One of the most significant influencers is the strength of the US dollar. Historically, gold and the dollar share an inverse relationship.

  • A Weakening Dollar: When the dollar weakens against other major currencies, it becomes less expensive for investors holding those currencies to purchase gold. This increased demand often pushes gold prices upward.
  • A Strengthening Dollar: Conversely, a strong dollar makes gold more expensive for international buyers, potentially dampening demand and putting downward pressure on gold prices.

Think of it this way: if your local currency gains value against the dollar, suddenly imported goods, including gold priced in dollars, become cheaper for you.

Dollar vs Gold Scale
Dollar vs Gold Scale

How Inflation Impacts the Price of Gold

Inflation, the rate at which the general level of prices for goods and services is rising, often plays a crucial role in driving the value of gold.

  • Inflationary Pressures: During periods of high inflation, investors often turn to gold as a hedge against the eroding purchasing power of fiat currencies. Gold is perceived as a store of value that can maintain its worth when paper money declines.
  • Low Inflation: In times of low and stable inflation, the appeal of gold as an inflation hedge may diminish, potentially leading to less upward pressure on gold prices.

Consider the scenario where the cost of everyday items like groceries and fuel starts to rise significantly. People might seek refuge in assets like gold to preserve their wealth.

Inflation vs Gold Value
Inflation vs Gold Value

Interest Rates and Their Connection to Gold’s Worth

Interest rates, particularly those set by major central banks like the US Federal Reserve, can also significantly impact the value of gold.

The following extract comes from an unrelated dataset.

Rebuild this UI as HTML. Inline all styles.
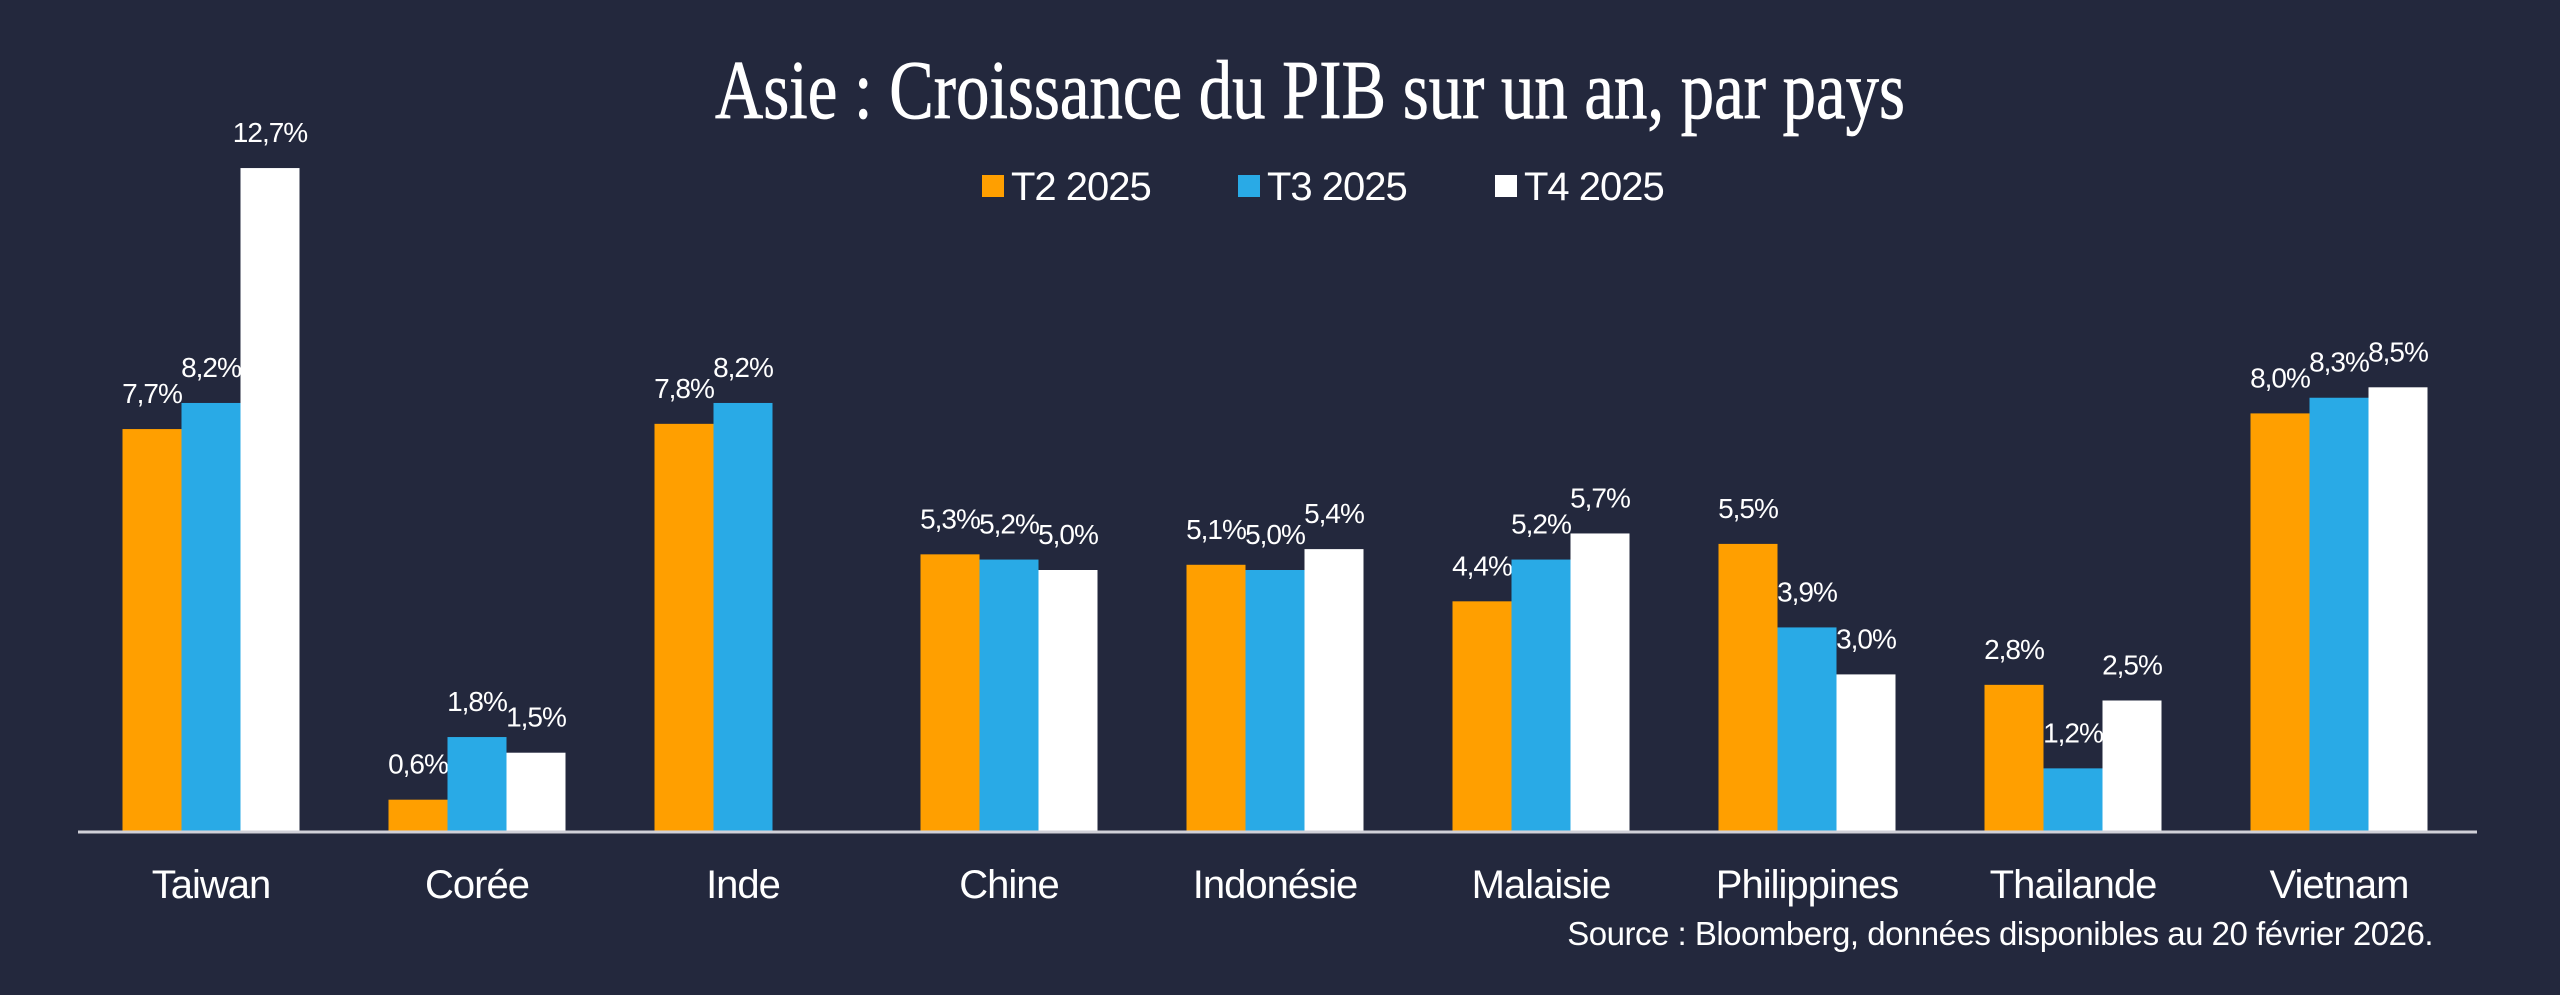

  • Low Interest Rates: When interest rates are low, the opportunity cost of holding non-yielding assets like gold decreases. Investors might find gold more attractive compared to low-yielding bonds or savings accounts, potentially boosting gold prices.
  • High Interest Rates: Conversely, higher interest rates can make interest-bearing investments more appealing, increasing the opportunity cost of holding gold and potentially leading to lower gold prices.

Imagine you have a choice between holding gold that doesn’t pay interest and a government bond that offers a decent return. Higher interest rates on bonds might make them a more attractive option.

Geopolitical Events and the Demand for Safe-Haven Assets Like Gold

Periods of geopolitical uncertainty, such as wars, political crises, or global economic instability, often trigger a “flight to safety” towards gold, influencing its price.

  • Increased Uncertainty: In times of turmoil, investors tend to seek out safe-haven assets like gold, which are perceived as less correlated with traditional financial markets and can preserve value during crises. This increased demand can drive gold prices higher.
  • Reduced Uncertainty: When global tensions ease and the economic outlook stabilizes, the demand for gold as a safe haven may decrease, potentially leading to downward pressure on gold prices.

Think about major global events that create fear and uncertainty. Investors might flock to gold as a way to protect their capital.

Gold Beacon Global Uncertainty
Gold Beacon Global Uncertainty

The Balance of Supply and Demand in the Gold Market

While the factors mentioned above often have a more immediate and significant impact, the fundamental forces of supply and demand also play a role in shaping long-term gold prices.

  • Supply Factors: These include gold mining production, central bank sales or purchases, and scrap gold recycling. Significant changes in supply can influence gold prices.
  • Demand Factors: These encompass demand from jewelry fabrication, industrial uses (like electronics), and investment demand (including bars, coins, and exchange-traded funds). Increased demand, all else being equal, tends to push gold prices upward.

For instance, a surge in demand for gold jewelry in major consuming countries could put upward pressure on prices.